** What to work on **
Only the lines from the start of the data through the line containing "theta = np.arange(n) * 2 * np.pi / n" should be written out, exactly as they are, with both ends included and the pictures left out.
___ Data provided
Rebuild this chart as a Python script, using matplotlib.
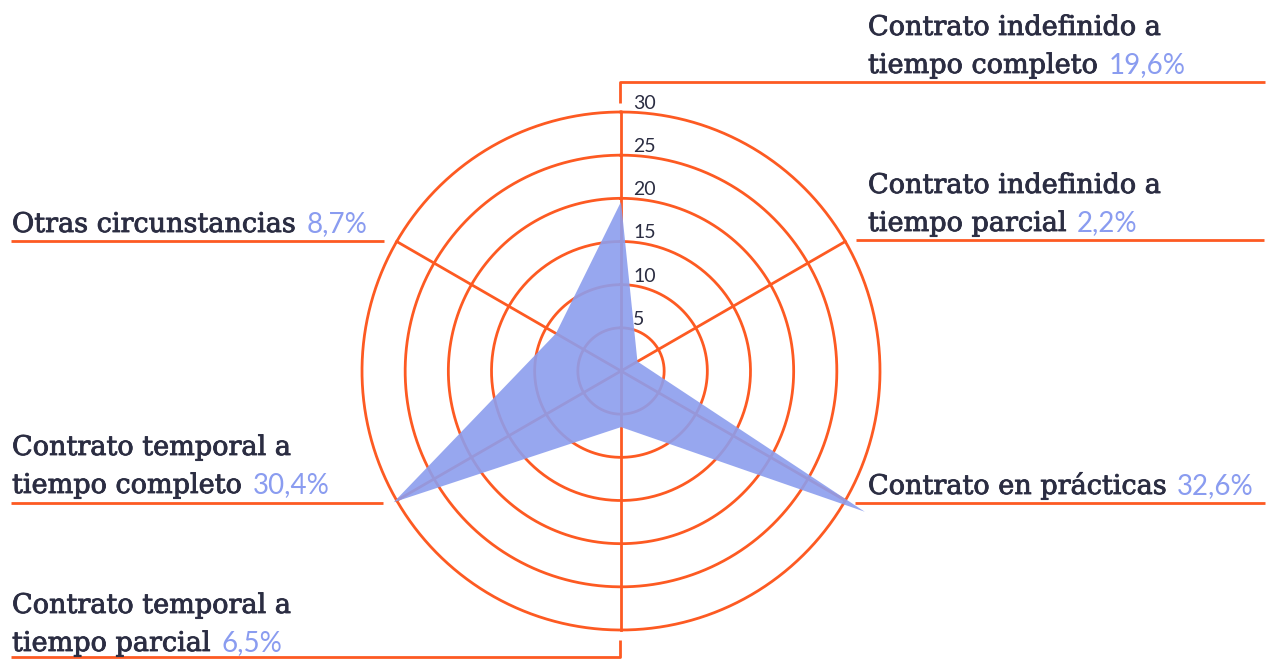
import numpy as np
import matplotlib
matplotlib.use("Agg")
import matplotlib.pyplot as plt
from matplotlib.lines import Line2D
import matplotlib.patheffects as pe

# ---- data ----
categories = [
    "Contrato indefinido a\ntiempo completo",
    "Contrato indefinido a\ntiempo parcial",
    "Contrato en prácticas",
    "Contrato temporal a\ntiempo parcial",
    "Contrato temporal a\ntiempo completo",
    "Otras circunstancias",
]
values = [19.6, 2.2, 32.6, 6.5, 30.4, 8.7]
value_labels = ["19,6%", "2,2%", "32,6%", "6,5%", "30,4%", "8,7%"]
ring_ticks = [5, 10, 15, 20, 25, 30]

# ---- style ----
ORANGE = "#fd5a22"
DARK = "#2b2d42"
BLUE = "#8a9cf0"
FILL = "#8c9eee"
W, H = 1271, 659

fig = plt.figure(figsize=(W / 100, H / 100), dpi=100)

cx, cy, R = 621, 371, 259  # pixel centre / radius of outer ring (from top)
ax = fig.add_axes([(cx - R) / W, (H - cy - R) / H, 2 * R / W, 2 * R / H],
                  projection="polar")
ax.set_theta_zero_location("N")
ax.set_theta_direction(-1)
ax.set_ylim(0, max(ring_ticks))
ax.set_axis_off()

n = len(categories)
theta = np.arange(n) * 2 * np.pi / n

# rings
circ = np.linspace(0, 2 * np.pi, 400)
for v in ring_ticks:
    ax.plot(circ, np.full_like(circ, v), color=ORANGE, lw=2.0, zorder=1,
            clip_on=False)
# spokes
for t in theta:
    ax.plot([t, t], [0, max(ring_ticks)], color=ORANGE, lw=2.0, zorder=1,
            clip_on=False)

# data polygon
th_c = np.concatenate([theta, theta[:1]])
v_c = np.concatenate([values, values[:1]])
ax.fill(th_c, v_c, color=FILL, alpha=0.9, lw=0, zorder=3, clip_on=False)

# ring labels
for v in ring_ticks:
    ax.annotate(str(v), xy=(0, v), xytext=(12, 3), textcoords="offset pixels",
                ha="left", va="baseline", fontsize=14, color=DARK,
                family="Lato", zorder=5, annotation_clip=False)


def fx(x):
    return x / W


def fy(y):
    return 1 - y / H


def line(xs, ys):
    fig.add_artist(Line2D([fx(x) for x in xs], [fy(y) for y in ys],
                          color=ORANGE, lw=2.0, transform=fig.transFigure,
                          solid_capstyle="butt"))


# leader lines (layout)
line([620, 620, 1265], [103, 82, 82])
line([856, 1264], [240, 240])
line([855, 1265], [503, 503])
line([620, 620, 11], [640, 657, 657])
line([11, 383], [503, 503])
line([11, 384], [241, 241])

# label layout: (x, baseline of last line) in pixels
label_pos = [(868, 73), (868, 231), (868, 494), (12, 651), (12, 493), (12, 232)]
LINE_GAP = 38
thick = [pe.withStroke(linewidth=0.6, foreground=DARK)]

fig.canvas.draw()
for cat, pct, (x, yb) in zip(categories, value_labels, label_pos):
    lines = cat.split("\n")
    last = None
    for i, ln in enumerate(lines):
        yy = yb - (len(lines) - 1 - i) * LINE_GAP
        last = fig.text(fx(x), fy(yy), ln, ha="left", va="baseline",
                        fontsize=19.5, color=DARK, family="DejaVu Serif",
                        path_effects=thick)
    bb = last.get_window_extent(renderer=fig.canvas.get_renderer())
    fig.text((bb.x1 + 10) / W, fy(yy), pct, ha="left", va="baseline",
             fontsize=20, color=BLUE, family="Lato")

fig.savefig("out.png", dpi=100)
______
** Answer to this exercise **
Rebuild this chart as a Python script, using matplotlib.
import numpy as np
import matplotlib
matplotlib.use("Agg")
import matplotlib.pyplot as plt
from matplotlib.lines import Line2D
import matplotlib.patheffects as pe

# ---- data ----
categories = [
    "Contrato indefinido a\ntiempo completo",
    "Contrato indefinido a\ntiempo parcial",
    "Contrato en prácticas",
    "Contrato temporal a\ntiempo parcial",
    "Contrato temporal a\ntiempo completo",
    "Otras circunstancias",
]
values = [19.6, 2.2, 32.6, 6.5, 30.4, 8.7]
value_labels = ["19,6%", "2,2%", "32,6%", "6,5%", "30,4%", "8,7%"]
ring_ticks = [5, 10, 15, 20, 25, 30]

# ---- style ----
ORANGE = "#fd5a22"
DARK = "#2b2d42"
BLUE = "#8a9cf0"
FILL = "#8c9eee"
W, H = 1271, 659

fig = plt.figure(figsize=(W / 100, H / 100), dpi=100)

cx, cy, R = 621, 371, 259  # pixel centre / radius of outer ring (from top)
ax = fig.add_axes([(cx - R) / W, (H - cy - R) / H, 2 * R / W, 2 * R / H],
                  projection="polar")
ax.set_theta_zero_location("N")
ax.set_theta_direction(-1)
ax.set_ylim(0, max(ring_ticks))
ax.set_axis_off()

n = len(categories)
theta = np.arange(n) * 2 * np.pi / n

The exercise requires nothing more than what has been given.